UK: LCD survey of freemasons
01 November 1998
Recent surveys by the Lord Chancellor's Department (LCD) have revealed that up to 19% of male magistrates and nearly 5% of judges are freemasons. The voluntary declarations followed an inquiry by the Commons Home Affairs Select Committee, chaired by Labour MP Chris Mullin, which recommended a public register of members of police officers and the judiciary stating whether they are members of the secretive organisation. The results are hardly surprising given surveys in the journal Labour Research showing that judges remain overwhelmingly white, male and upper class: about four out of five judges go to public school and on to Oxford or Cambridge. The committee's proposals for a register have led to about 40 members of the United Grand Lodge of England - mainly police officers and local government officials - resigning, according to Grand Lodge spokesman John Hamill.

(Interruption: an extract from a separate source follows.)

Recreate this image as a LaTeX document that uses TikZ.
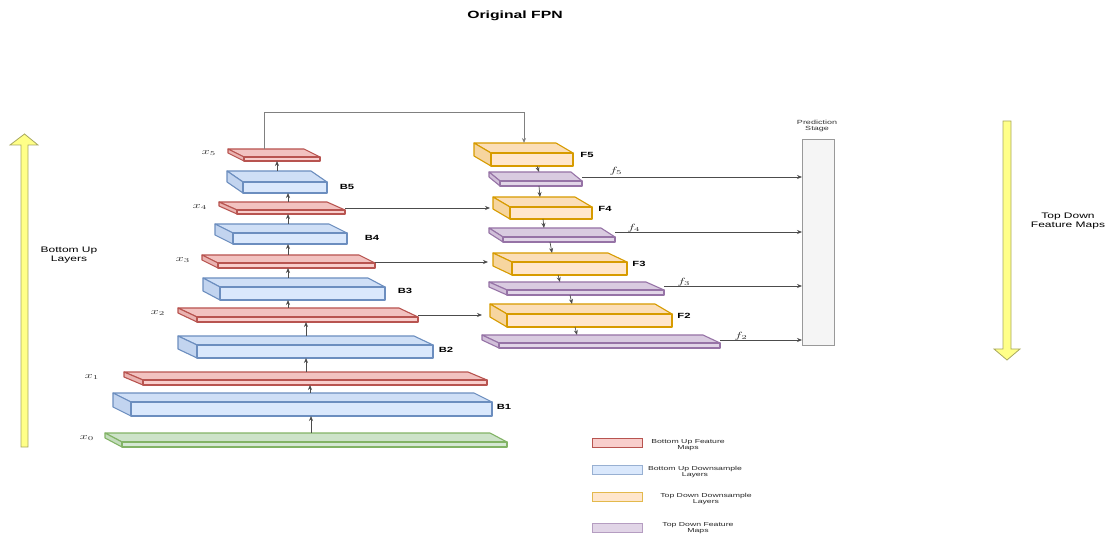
\documentclass[tikz,border=0pt]{standalone}
\usepackage{fontspec}
\setmainfont{Liberation Sans}
\newfontfamily\widesans[FakeStretch=1.5]{Liberation Sans}
\usetikzlibrary{arrows.meta,calc}

\definecolor{redF}{HTML}{F8CECC}\definecolor{redD}{HTML}{B85450}
\definecolor{bluF}{HTML}{DAE8FC}\definecolor{bluD}{HTML}{6C8EBF}
\definecolor{orgF}{HTML}{FFE6CC}\definecolor{orgD}{HTML}{D79B00}
\definecolor{purF}{HTML}{E1D5E7}\definecolor{purD}{HTML}{9673A6}
\definecolor{grnF}{HTML}{D5E8D4}\definecolor{grnD}{HTML}{82B366}
\definecolor{yelF}{HTML}{FFFF88}\definecolor{yelD}{HTML}{A8A860}

\newcommand\wmath[1]{\scalebox{1.5}[1]{$#1$}}

\tikzset{
  slabline/.style={line width=1.1pt, line join=round},
  arr/.style={draw=black!70, line width=0.7pt, -{Stealth[length=5pt,width=4pt]}},
  skip/.style={draw=black!50, line width=0.9pt, -{Stealth[length=5pt,width=4pt]}},
  blabel/.style={font=\widesans\bfseries\fontsize{7.5}{8}\selectfont},
  mlabel/.style={font=\fontsize{9}{10}\selectfont, text=black!80},
  side/.style={font=\widesans\fontsize{8}{9}\selectfont, align=center},
  legtext/.style={font=\widesans\fontsize{5.8}{6.6}\selectfont, align=center, text=black!85},
  legbox/.style={line width=0.7pt, minimum width=50pt, minimum height=9pt, inner sep=0pt, anchor=north west},
  bigarrow/.style={fill=yelF, draw=yelD, line width=0.8pt, line join=miter},
}

% \slab{name}{x left}{x right}{y top}{y bottom}{depth x}{depth y}{colour}
% front face is the named node; the top and left faces recede up-left
\newcommand\slab[8]{%
  \filldraw[slabline, draw=#8D, fill=#8F!90!#8D]
    (#2-#6,#4-#7) -- (#3-#6,#4-#7) -- (#3,#4) -- (#2,#4) -- cycle;
  \filldraw[slabline, draw=#8D, fill=#8F!78!#8D]
    (#2-#6,#4-#7) -- (#2,#4) -- (#2,#5) -- (#2-#6,#5-#7) -- cycle;
  \node[slabline, draw=#8D, fill=#8F, anchor=north west, inner sep=0pt, outer sep=0pt,
        minimum width={(#3-#2)*1pt}, minimum height={(#5-#4)*1pt}] (#1) at (#2,#4) {};
}

\begin{document}
\begin{tikzpicture}[x=1pt,y=-1pt]
\useasboundingbox (0,0) rectangle (1114,537);

\node[font=\widesans\bfseries\fontsize{10.5}{12}\selectfont] (title) at (515,16) {Original FPN};

% direction arrows
\filldraw[bigarrow] (21,447) -- (21,145) -- (10,145) -- (24.5,134) -- (38,145) -- (28,145) -- (28,447) -- cycle;
\node[side] (bulbl) at (69,255.5) {Bottom Up\\Layers};
\filldraw[bigarrow] (1003,121) -- (1003,349) -- (994,349) -- (1007,360) -- (1020,349) -- (1011,349) -- (1011,121) -- cycle;
\node[side] (tdlbl) at (1068,221.5) {Top Down\\Feature Maps};

% bottom-up pathway
\slab{x0}{122}{507}{442}{447}{17}{9}{grn}
\slab{B1}{131}{492}{402}{416}{18}{9}{blu}
\slab{x1}{143}{487}{380}{385}{19}{8}{red}
\slab{B2}{197}{433}{345}{358}{19}{9}{blu}
\slab{x2}{197}{418}{317}{322}{19}{9}{red}
\slab{B3}{220}{385}{287}{300}{17}{9}{blu}
\slab{x3}{218}{375}{263}{268}{16}{8}{red}
\slab{B4}{233}{347}{233}{244}{18}{9}{blu}
\slab{x4}{237}{345}{210}{214}{18}{8}{red}
\slab{B5}{243}{327}{182}{193}{16}{11}{blu}
\slab{x5}{244}{320}{157}{161}{16}{8}{red}

% top-down pathway
\slab{F5}{491}{573}{153}{166}{17}{10}{org}
\slab{P5}{500}{582}{181}{186}{11}{9}{pur}
\slab{F4}{510}{592}{207}{219}{17}{10}{org}
\slab{P4}{503}{615}{237}{242}{14}{9}{pur}
\slab{F3}{512}{627}{262}{275}{19}{9}{org}
\slab{P3}{507}{664}{290}{295}{18}{8}{pur}
\slab{F2}{507}{672}{314}{327}{17}{10}{org}
\slab{P2}{499}{720}{343}{348}{17}{8}{pur}

% prediction stage
\node[draw=black!40, fill=black!4, line width=0.6pt, minimum width=32pt, minimum height=206pt,
      inner sep=0pt, anchor=north west] (pred) at (802,139) {};
\node[font=\widesans\fontsize{6}{6.5}\selectfont, align=center, text=black!80] (predlbl) at (817,126) {Prediction\\Stage};

% labels
\node[mlabel] (lx5) at (209,153) {\wmath{x_5}};
\node[mlabel] (lx4) at (200,207) {\wmath{x_4}};
\node[mlabel] (lx3) at (183,260) {\wmath{x_3}};
\node[mlabel] (lx2) at (158,313) {\wmath{x_2}};
\node[mlabel] (lx1) at (92,377) {\wmath{x_1}};
\node[mlabel] (lx0) at (87,438) {\wmath{x_0}};
\node[blabel] (lB5) at (347,187) {B5};
\node[blabel] (lB4) at (372,238) {B4};
\node[blabel] (lB3) at (405,291) {B3};
\node[blabel] (lB2) at (446,350) {B2};
\node[blabel] (lB1) at (504,407) {B1};
\node[blabel] (lF5) at (587,155) {F5};
\node[blabel] (lF4) at (605,209) {F4};
\node[blabel] (lF3) at (639,264) {F3};
\node[blabel] (lF2) at (684,316) {F2};

% bottom-up arrows
\coordinate (c1) at (311,0);
\coordinate (c2) at (310,0);
\coordinate (c3) at (306,0);
\coordinate (c4) at (288,0);
\coordinate (c5) at (277,0);
\draw[arr] (x0.north -| c1) ++(0,-9) -- (B1.south -| c1);
\draw[arr] (B1.north -| c2) ++(0,-9) -- (x1.south -| c2);
\draw[arr] (x1.north -| c3) ++(0,-8) -- (B2.south -| c3);
\draw[arr] (B2.north -| c3) ++(0,-9) -- (x2.south -| c3);
\draw[arr] (x2.north -| c4) ++(0,-9) -- (B3.south -| c4);
\draw[arr] (B3.north -| c4) ++(0,-9) -- (x3.south -| c4);
\draw[arr] (x3.north -| c4) ++(0,-8) -- (B4.south -| c4);
\draw[arr] (B4.north -| c4) ++(0,-9) -- (x4.south -| c4);
\draw[arr] (x4.north -| c4) ++(0,-8) -- (B5.south -| c4);
\draw[arr] (B5.north -| c5) ++(0,-11) -- (x5.south -| c5);

% top of the bottom-up pathway feeds the top-down pathway
\draw[skip] ([shift={(20,-8)}]x5.north west) -- ++(0,-37) -| ([shift={(33,-10)}]F5.north west);

% top-down arrows
\draw[arr] ($(F5.south west)+(46,0)$) -- ($(P5.north west)+(39,-9)$);
\draw[arr] ($(P5.south west)+(39,0)$) -- ($(F4.north west)+(30,-10)$);
\draw[arr] ($(F4.south west)+(33,0)$) -- ($(P4.north west)+(41,-9)$);
\draw[arr] ($(P4.south west)+(47,0)$) -- ($(F3.north west)+(40,-9)$);
\draw[arr] ($(F3.south west)+(46,0)$) -- ($(P3.north west)+(53,-8)$);
\draw[arr] ($(P3.south west)+(63,0)$) -- ($(F2.north west)+(65,-10)$);
\draw[arr] ($(F2.south west)+(68,0)$) -- ($(P2.north west)+(78,-8)$);

% lateral connections
\draw[arr] ([yshift=2pt]x4.north east) coordinate (l4) -- ([xshift=-20pt]l4 -| F4.west);
\draw[arr] ([yshift=1pt]x3.north east) coordinate (l3) -- ([xshift=-24pt]l3 -| F3.west);
\draw[arr] ([yshift=2pt]x2.north east) coordinate (l2) -- ([xshift=-25pt]l2 -| F2.west);

% outputs to the prediction stage
\draw[arr] ([yshift=4pt]P5.north east) coordinate (o5) -- (o5 -| pred.west);
\draw[arr] ([yshift=5pt]P4.north east) coordinate (o4) -- (o4 -| pred.west);
\draw[arr] ([yshift=4pt]P3.north east) coordinate (o3) -- (o3 -| pred.west);
\draw[arr] ([yshift=3pt]P2.north east) coordinate (o2) -- (o2 -| pred.west);
\node[mlabel] (lf5) at (616,171) {\wmath{f_5}};
\node[mlabel] (lf4) at (634,228) {\wmath{f_4}};
\node[mlabel] (lf3) at (684,282) {\wmath{f_3}};
\node[mlabel] (lf2) at (741,336) {\wmath{f_2}};

% legend
\node[legbox, draw=redD, fill=redF] (kred) at (592,438) {};
\node[legtext] (tred) at (688,445) {Bottom Up Feature\\Maps};
\node[legbox, draw=bluD!70, fill=bluF] (kblu) at (592,465) {};
\node[legtext] (tblu) at (695,472) {Bottom Up Downsample\\Layers};
\node[legbox, draw=orgD!70, fill=orgF] (korg) at (592,492) {};
\node[legtext] (torg) at (706,499) {Top Down Downsample\\Layers};
\node[legbox, draw=purD!70, fill=purF] (kpur) at (592,523) {};
\node[legtext] (tpur) at (698,528) {Top Down Feature\\Maps};
\end{tikzpicture}
\end{document}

The register will be published by the government next year, but has been criticised as an "unjustified invasion of privacy" by a senior law lord, Lord Saville, who is chairing the inquiry into the Bloody Sunday massacre by British soldiers of 14 Northern Irish civil rights demonstrators in Derry in January 1972. Lord Saville's logic was further undermined when he asked: "What is the difference between asking that question [about membership of the freemasons] and asking wether you are a trade unionist or, in Vichy France, whether you were Jewish?"
Times 29.10.98; Independent 11.11.98.